# Problem to work on:
Copy exactly the lines that run from the top of the listing to the line containing "from matplotlib.patches import Rectangle", both ends included, and omit the pictures.

[Records from a collection]
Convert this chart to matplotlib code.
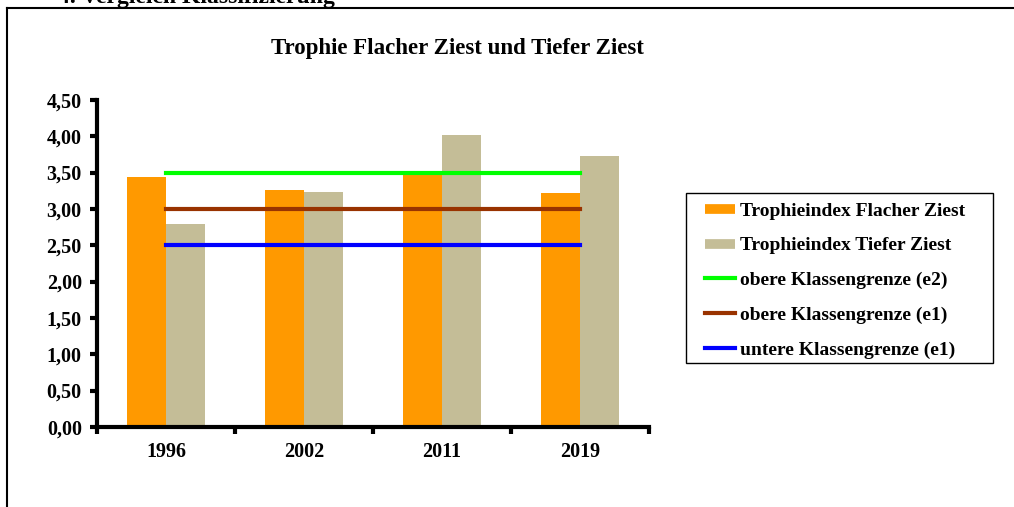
import matplotlib.pyplot as plt
import numpy as np
from matplotlib.lines import Line2D
from matplotlib.patches import Rectangle

# Daten aus dem Diagramm
jahre = ['1996', '2002', '2011', '2019']
flacher_ziest = [3.44, 3.26, 3.48, 3.22]
tiefer_ziest = [2.79, 3.23, 4.02, 3.73]
grenze_e2 = [3.5, 3.5, 3.5, 3.5]
grenze_e1_oben = [3.0, 3.0, 3.0, 3.0]
grenze_e1_unten = [2.5, 2.5, 2.5, 2.5]
y_ticks = [0.0, 0.5, 1.0, 1.5, 2.0, 2.5, 3.0, 3.5, 4.0, 4.5]

plt.rcParams['font.family'] = ['Liberation Serif', 'DejaVu Serif']
plt.rcParams['font.weight'] = 'bold'

W, H = 1014, 507
fig = plt.figure(figsize=(W / 100, H / 100), dpi=100)
ax = fig.add_axes([0.0957, 0.158, 0.5443, 0.645])

x = np.arange(len(jahre))
breite = 0.28
ax.bar(x - breite / 2, flacher_ziest, breite, color='#FF9900', zorder=2)
ax.bar(x + breite / 2, tiefer_ziest, breite, color='#C4BD97', zorder=2)
ax.plot(x, grenze_e2, color='#00FF00', lw=3, zorder=3)
ax.plot(x, grenze_e1_oben, color='#993300', lw=3, zorder=3)
ax.plot(x, grenze_e1_unten, color='#0000FF', lw=3, zorder=3)

ax.set_xlim(-0.5, len(jahre) - 0.5)
ax.set_ylim(0, 4.5)
ax.set_yticks(y_ticks)
ax.set_yticklabels([f'{v:.2f}'.replace('.', ',') for v in y_ticks])
ax.set_xticks(x)
ax.set_xticklabels(jahre)
ax.set_xticks(np.arange(-0.5, len(jahre), 1), minor=True)
ax.tick_params(axis='x', which='major', length=0, pad=11, labelsize=14.5)
ax.tick_params(axis='x', which='minor', length=5, width=3, direction='out')
ax.tick_params(axis='y', length=5, width=3, direction='out', pad=6, labelsize=14.5)

for s in ['top', 'right']:
    ax.spines[s].set_visible(False)
for s in ['left', 'bottom']:
    ax.spines[s].set_linewidth(3)

fig.text(0.4516, 0.905, 'Trophie Flacher Ziest und Tiefer Ziest', ha='center', va='center',
         fontsize=16.5, fontweight='bold')

handles = [
    Line2D([], [], color='#FF9900', lw=7, solid_capstyle='butt'),
    Line2D([], [], color='#C4BD97', lw=7, solid_capstyle='butt'),
    Line2D([], [], color='#00FF00', lw=3),
    Line2D([], [], color='#993300', lw=3),
    Line2D([], [], color='#0000FF', lw=3),
]
labels = ['Trophieindex Flacher Ziest', 'Trophieindex Tiefer Ziest',
          'obere Klassengrenze (e2)', 'obere Klassengrenze (e1)',
          'untere Klassengrenze (e1)']
fig.legend(handles, labels, loc='upper left', bbox_to_anchor=(705 / W, 1 - 202 / H),
           borderaxespad=0, frameon=False, prop={'size': 14, 'weight': 'bold'},
           handlelength=1.55, handletextpad=0.25, labelspacing=0.88, borderpad=0)
fig.add_artist(Rectangle((686 / W, 1 - 363 / H), 307 / W, 170 / H, transform=fig.transFigure,
                         facecolor='none', edgecolor='black', lw=1))

# Rahmen und abgeschnittene Überschrift
fig.add_artist(Line2D([7 / W, 1], [1 - 8 / H, 1 - 8 / H], color='black', lw=1.5))
fig.add_artist(Line2D([7 / W, 7 / W], [0, 1 - 8 / H], color='black', lw=1.5))
fig.text(335 / W, 1 - 2.5 / H, '4. Vergleich Klassifizierung', ha='right', va='baseline',
         fontsize=17, fontweight='bold')

fig.savefig('out.png', dpi=100)
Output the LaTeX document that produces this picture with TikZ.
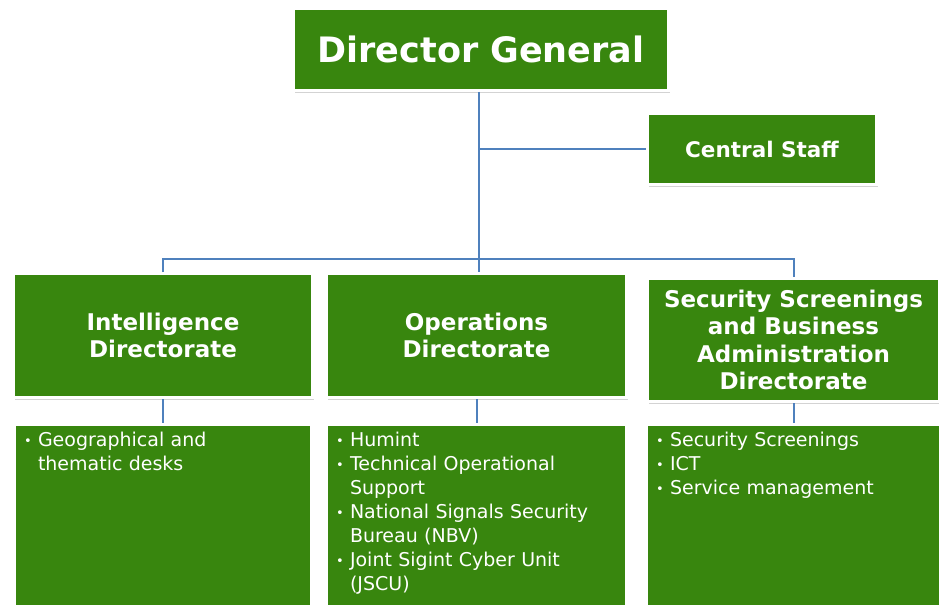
\documentclass[tikz,border=0pt]{standalone}
\usepackage{fontspec}
\setmainfont{DejaVu Sans}
\usetikzlibrary{positioning, shadows}
\definecolor{orggreen}{RGB}{56,134,14}
\definecolor{orgblue}{RGB}{79,129,189}
\newcommand{\bul}{\makebox[14pt][l]{\raisebox{1pt}{\fontsize{13}{13}\selectfont •}}}
\newcommand{\hang}{\hspace*{14pt}}

\begin{document}
\begin{tikzpicture}[x=1pt, y=1pt,
    orgbox/.style={fill=orggreen, draw=white, line width=3pt, text=white,
                   align=center, inner sep=0pt,
                   drop shadow={opacity=0.35, shadow xshift=1pt, shadow yshift=-2.5pt}},
    headbox/.style={orgbox, font=\bfseries\fontsize{23}{27.5}\selectfont},
    taskbox/.style={orgbox, align=left, inner xsep=9.5pt, inner ysep=7.5pt,
                    text width=278pt, text height=14pt, text depth=152.5pt,
                    font=\fontsize{19}{24}\selectfont},
    link/.style={draw=orgblue, line width=2pt}]
  \useasboundingbox (0,0) rectangle (939,606);

  % top of the chart
  \node[orgbox, minimum width=375pt, minimum height=82pt,
        font=\bfseries\fontsize{35}{40}\selectfont] (dg) at (481,556.5) {Director General};
  \node[orgbox, minimum width=229pt, minimum height=71pt,
        font=\bfseries\fontsize{21.5}{26}\selectfont] (cs) at (762,457) {Central Staff};

  % directorates
  \node[headbox, minimum width=299pt, minimum height=124pt] (intel) at (163,270.5)
       {Intelligence\\Directorate};
  \node[headbox, minimum width=300pt, minimum height=124pt, right=11pt of intel] (ops)
       {Operations\\Directorate};
  \node[headbox, minimum width=292pt, minimum height=123pt, right=18pt of ops, yshift=-4.5pt] (sec)
       {Security Screenings\\and Business\\Administration\\Directorate};

  % tasks
  \node[taskbox, below=24pt of intel] (intelT)
       {\bul Geographical and\\ \hang thematic desks};
  \node[taskbox, text width=281pt, below=24pt of ops] (opsT)
       {\bul Humint\\ \bul Technical Operational\\ \hang Support\\
        \bul National Signals Security\\ \hang Bureau (NBV)\\
        \bul Joint Sigint Cyber Unit\\ \hang (JSCU)};
  \node[taskbox, text width=275pt, below=20pt of sec] (secT)
       {\bul Security Screenings\\ \bul ICT\\ \bul Service management};

  \coordinate (bus) at (479,347);
  \draw[link] (bus |- dg.south) -- (bus |- ops.north);
  \draw[link] (bus |- cs.west) -- (cs.west);
  \draw[link] (intel.north) |- (bus) -| (sec.north);
  \draw[link] (intel) -- (intelT);
  \draw[link] (ops) -- (opsT);
  \draw[link] (sec) -- (secT);
\end{tikzpicture}
\end{document}
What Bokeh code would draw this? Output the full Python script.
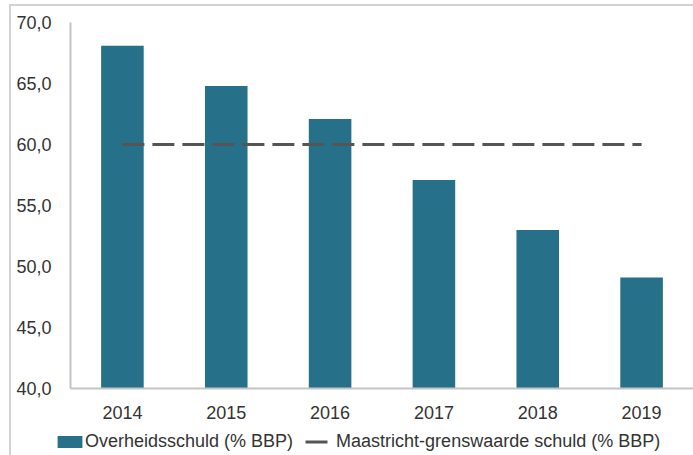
from bokeh.plotting import figure
from bokeh.layouts import column
from bokeh.models import ColumnDataSource, Legend, LegendItem, FixedTicker, CustomJSTickFormatter, FactorRange, Range1d
from bokeh.embed import file_html
from bokeh.resources import INLINE

years = ["2014", "2015", "2016", "2017", "2018", "2019"]
debt = [68.1, 64.8, 62.1, 57.1, 53.0, 49.1]
maastricht = [60.0, 60.0, 60.0, 60.0, 60.0, 60.0]
y_ticks = [40, 45, 50, 55, 60, 65, 70]
labels = ["Overheidsschuld (% BBP)", "Maastricht-grenswaarde schuld (% BBP)"]

FONT = "Liberation Sans"
TXT = "#333333"
BAR = "#27708a"
LINE = "#555555"

src = ColumnDataSource(dict(x=years, debt=debt, m=maastricht))

p = figure(x_range=FactorRange(factors=years, range_padding=0),
           y_range=Range1d(40, 70),
           width=682, height=422, output_backend="svg", toolbar_location=None,
           min_border_left=59, min_border_top=16, min_border_bottom=40, min_border_right=0)
p.frame_align = False
p.outline_line_color = None
p.xgrid.grid_line_color = None
p.ygrid.grid_line_color = None

p.vbar(x="x", top="debt", bottom=40, width=0.41, source=src,
       fill_color=BAR, line_color=None)
p.line(x="x", y="m", source=src, line_color=LINE, line_width=3, line_dash="22 8")

for ax in (p.xaxis[0], p.yaxis[0]):
    ax.axis_line_color = "#c4c4c4"
    ax.axis_line_width = 2
    ax.major_tick_line_color = None
    ax.minor_tick_line_color = None
    ax.major_label_text_font = FONT
    ax.major_label_text_font_size = "18px"
    ax.major_label_text_color = TXT

p.yaxis[0].ticker = FixedTicker(ticks=y_ticks)
p.yaxis[0].formatter = CustomJSTickFormatter(code="return tick.toFixed(1).replace('.', ',');")
p.yaxis[0].major_label_standoff = 13
p.xaxis[0].major_label_standoff = 11

# legend strip (its renderers sit outside the visible range; only their legend swatches show)
lf = figure(width=682, height=27, output_backend="svg", toolbar_location=None,
            x_range=Range1d(0, 1), y_range=Range1d(0, 1),
            x_axis_location=None, y_axis_location=None,
            min_border_left=0, min_border_right=0, min_border_top=0, min_border_bottom=0)
lf.frame_align = False
lf.outline_line_color = None
lf.xgrid.grid_line_color = None
lf.ygrid.grid_line_color = None
swatch = ColumnDataSource(dict(x=[-5, -4], y=[-5, -4]))
rb = lf.vbar(x="x", top="y", width=0.4, source=swatch, fill_color=BAR, line_color=None)
rl = lf.line(x="x", y="y", source=swatch, line_color=LINE, line_width=3, line_dash="22 20")

legend = Legend(items=[LegendItem(label=labels[0], renderers=[rb]),
                       LegendItem(label=labels[1], renderers=[rl])],
                orientation="horizontal", location=(43, 3),
                padding=0, margin=0, spacing=12, label_standoff=0,
                glyph_width=31, glyph_height=15,
                border_line_color=None, background_fill_alpha=0,
                label_text_font=FONT, label_text_font_size="18px", label_text_color=TXT)
lf.add_layout(legend, "center")

layout = column(p, lf, spacing=0,
                styles={"margin-left": "9px", "margin-top": "4px",
                        "border-left": "2px solid #d2d2d2", "border-top": "2px solid #d2d2d2"})

open("out.html", "w").write(file_html(layout, INLINE))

# Full answer:
Convert this chart to matplotlib code.
import matplotlib.pyplot as plt
import numpy as np
from matplotlib.lines import Line2D
from matplotlib.patches import Rectangle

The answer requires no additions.